» TASK STATEMENT
Transcribe all of the material below word for word and leave out its pictures.
>> Begin COLLECTED MATERIAL
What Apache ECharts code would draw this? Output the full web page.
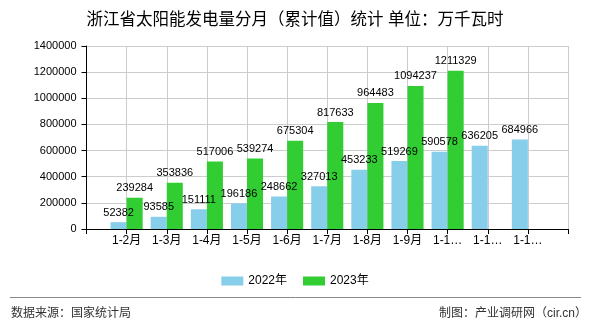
<!DOCTYPE html>
<html>
<head>
<meta charset="utf-8">
<script src="https://cdn.jsdelivr.net/npm/echarts@6/dist/echarts.min.js"></script>
<style>html,body{margin:0;padding:0;background:#fff;}#c{width:590px;height:330px;}</style>
</head>
<body>
<div id="c"></div>
<script>
var categories = ['', '1-2月', '1-3月', '1-4月', '1-5月', '1-6月', '1-7月', '1-8月', '1-9月', '1-10月', '1-11月', '1-12月', ''];
var series2022 = [null, 52382, 93585, 151111, 196186, 248662, 327013, 453233, 519269, 590578, 636205, 684966, null];
var series2023 = [null, 239284, 353836, 517006, 539274, 675304, 817633, 964483, 1094237, 1211329, null, null, null];
var seriesNames = ['2022年', '2023年'];
var yTicks = { min: 0, max: 1400000, interval: 200000 };
var titleText = '浙江省太阳能发电量分月（累计值）统计 单位：万千瓦时';
var sourceText = '数据来源：国家统计局';
var makerText = '制图：产业调研网（cir.cn）';

var FF = '"Liberation Sans", "Noto Sans CJK SC", sans-serif';
var chart = echarts.init(document.getElementById('c'), null, { renderer: 'canvas' });
var labelCfg = { show: true, position: 'top', distance: 4, color: '#000', fontSize: 11, fontFamily: FF };
chart.setOption({
  animation: false,
  title: {
    text: titleText, left: 'center', top: 7,
    textStyle: { fontSize: 16.5, fontWeight: 'normal', color: '#000', fontFamily: FF }
  },
  legend: {
    data: seriesNames, left: 'center', top: 270, icon: 'rect',
    itemWidth: 22, itemHeight: 9, itemGap: 16,
    textStyle: { fontSize: 12, color: '#000', fontFamily: FF }
  },
  grid: { left: 86.5, right: 22, top: 46, bottom: 101, containLabel: false },
  xAxis: {
    type: 'category', data: categories, boundaryGap: false,
    axisLine: { lineStyle: { color: '#000', width: 1 } },
    axisTick: { show: true, length: 5, lineStyle: { color: '#000' }, interval: 0 },
    axisLabel: { interval: 0, color: '#000', fontSize: 12, fontFamily: FF, margin: 6,
      width: 33, overflow: 'truncate', ellipsis: '…' },
    splitLine: { show: true, interval: 0, lineStyle: { color: '#ccc', width: 1 } }
  },
  yAxis: {
    type: 'value', min: yTicks.min, max: yTicks.max, interval: yTicks.interval,
    axisLine: { show: true, lineStyle: { color: '#000', width: 1 } },
    axisTick: { show: true, length: 5, lineStyle: { color: '#000' } },
    axisLabel: { color: '#000', fontSize: 11, fontFamily: FF, margin: 10,
      formatter: function (v) { return String(v); } },
    splitLine: { show: true, lineStyle: { color: '#ccc', width: 1 } }
  },
  series: [
    { name: seriesNames[0], type: 'bar', data: series2022, barGap: '0%', barCategoryGap: '20%',
      itemStyle: { color: '#87CEEB' }, label: labelCfg },
    { name: seriesNames[1], type: 'bar', data: series2023, barGap: '0%', barCategoryGap: '20%',
      itemStyle: { color: '#32CD32' }, label: labelCfg }
  ],
  graphic: [
    { type: 'line', shape: { x1: 10, y1: 297.5, x2: 581, y2: 297.5 }, style: { stroke: '#888', lineWidth: 1 } },
    { type: 'text', left: 11, top: 308, style: { text: sourceText, fill: '#333', fontSize: 12, fontFamily: FF } },
    { type: 'text', right: 3, top: 308, style: { text: makerText, fill: '#333', fontSize: 12, fontFamily: FF } }
  ]
});
</script>
</body>
</html>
>> End COLLECTED MATERIAL
» SOLUTION TO THE EXERCISE
What Apache ECharts code would draw this? Output the full web page.
<!DOCTYPE html>
<html>
<head>
<meta charset="utf-8">
<script src="https://cdn.jsdelivr.net/npm/echarts@6/dist/echarts.min.js"></script>
<style>html,body{margin:0;padding:0;background:#fff;}#c{width:590px;height:330px;}</style>
</head>
<body>
<div id="c"></div>
<script>
var categories = ['', '1-2月', '1-3月', '1-4月', '1-5月', '1-6月', '1-7月', '1-8月', '1-9月', '1-10月', '1-11月', '1-12月', ''];
var series2022 = [null, 52382, 93585, 151111, 196186, 248662, 327013, 453233, 519269, 590578, 636205, 684966, null];
var series2023 = [null, 239284, 353836, 517006, 539274, 675304, 817633, 964483, 1094237, 1211329, null, null, null];
var seriesNames = ['2022年', '2023年'];
var yTicks = { min: 0, max: 1400000, interval: 200000 };
var titleText = '浙江省太阳能发电量分月（累计值）统计 单位：万千瓦时';
var sourceText = '数据来源：国家统计局';
var makerText = '制图：产业调研网（cir.cn）';

var FF = '"Liberation Sans", "Noto Sans CJK SC", sans-serif';
var chart = echarts.init(document.getElementById('c'), null, { renderer: 'canvas' });
var labelCfg = { show: true, position: 'top', distance: 4, color: '#000', fontSize: 11, fontFamily: FF };
chart.setOption({
  animation: false,
  title: {
    text: titleText, left: 'center', top: 7,
    textStyle: { fontSize: 16.5, fontWeight: 'normal', color: '#000', fontFamily: FF }
  },
  legend: {
    data: seriesNames, left: 'center', top: 270, icon: 'rect',
    itemWidth: 22, itemHeight: 9, itemGap: 16,
    textStyle: { fontSize: 12, color: '#000', fontFamily: FF }
  },
  grid: { left: 86.5, right: 22, top: 46, bottom: 101, containLabel: false },
  xAxis: {
    type: 'category', data: categories, boundaryGap: false,
    axisLine: { lineStyle: { color: '#000', width: 1 } },
    axisTick: { show: true, length: 5, lineStyle: { color: '#000' }, interval: 0 },
    axisLabel: { interval: 0, color: '#000', fontSize: 12, fontFamily: FF, margin: 6,
      width: 33, overflow: 'truncate', ellipsis: '…' },
    splitLine: { show: true, interval: 0, lineStyle: { color: '#ccc', width: 1 } }
  },
  yAxis: {
    type: 'value', min: yTicks.min, max: yTicks.max, interval: yTicks.interval,
    axisLine: { show: true, lineStyle: { color: '#000', width: 1 } },
    axisTick: { show: true, length: 5, lineStyle: { color: '#000' } },
    axisLabel: { color: '#000', fontSize: 11, fontFamily: FF, margin: 10,
      formatter: function (v) { return String(v); } },
    splitLine: { show: true, lineStyle: { color: '#ccc', width: 1 } }
  },
  series: [
    { name: seriesNames[0], type: 'bar', data: series2022, barGap: '0%', barCategoryGap: '20%',
      itemStyle: { color: '#87CEEB' }, label: labelCfg },
    { name: seriesNames[1], type: 'bar', data: series2023, barGap: '0%', barCategoryGap: '20%',
      itemStyle: { color: '#32CD32' }, label: labelCfg }
  ],
  graphic: [
    { type: 'line', shape: { x1: 10, y1: 297.5, x2: 581, y2: 297.5 }, style: { stroke: '#888', lineWidth: 1 } },
    { type: 'text', left: 11, top: 308, style: { text: sourceText, fill: '#333', fontSize: 12, fontFamily: FF } },
    { type: 'text', right: 3, top: 308, style: { text: makerText, fill: '#333', fontSize: 12, fontFamily: FF } }
  ]
});
</script>
</body>
</html>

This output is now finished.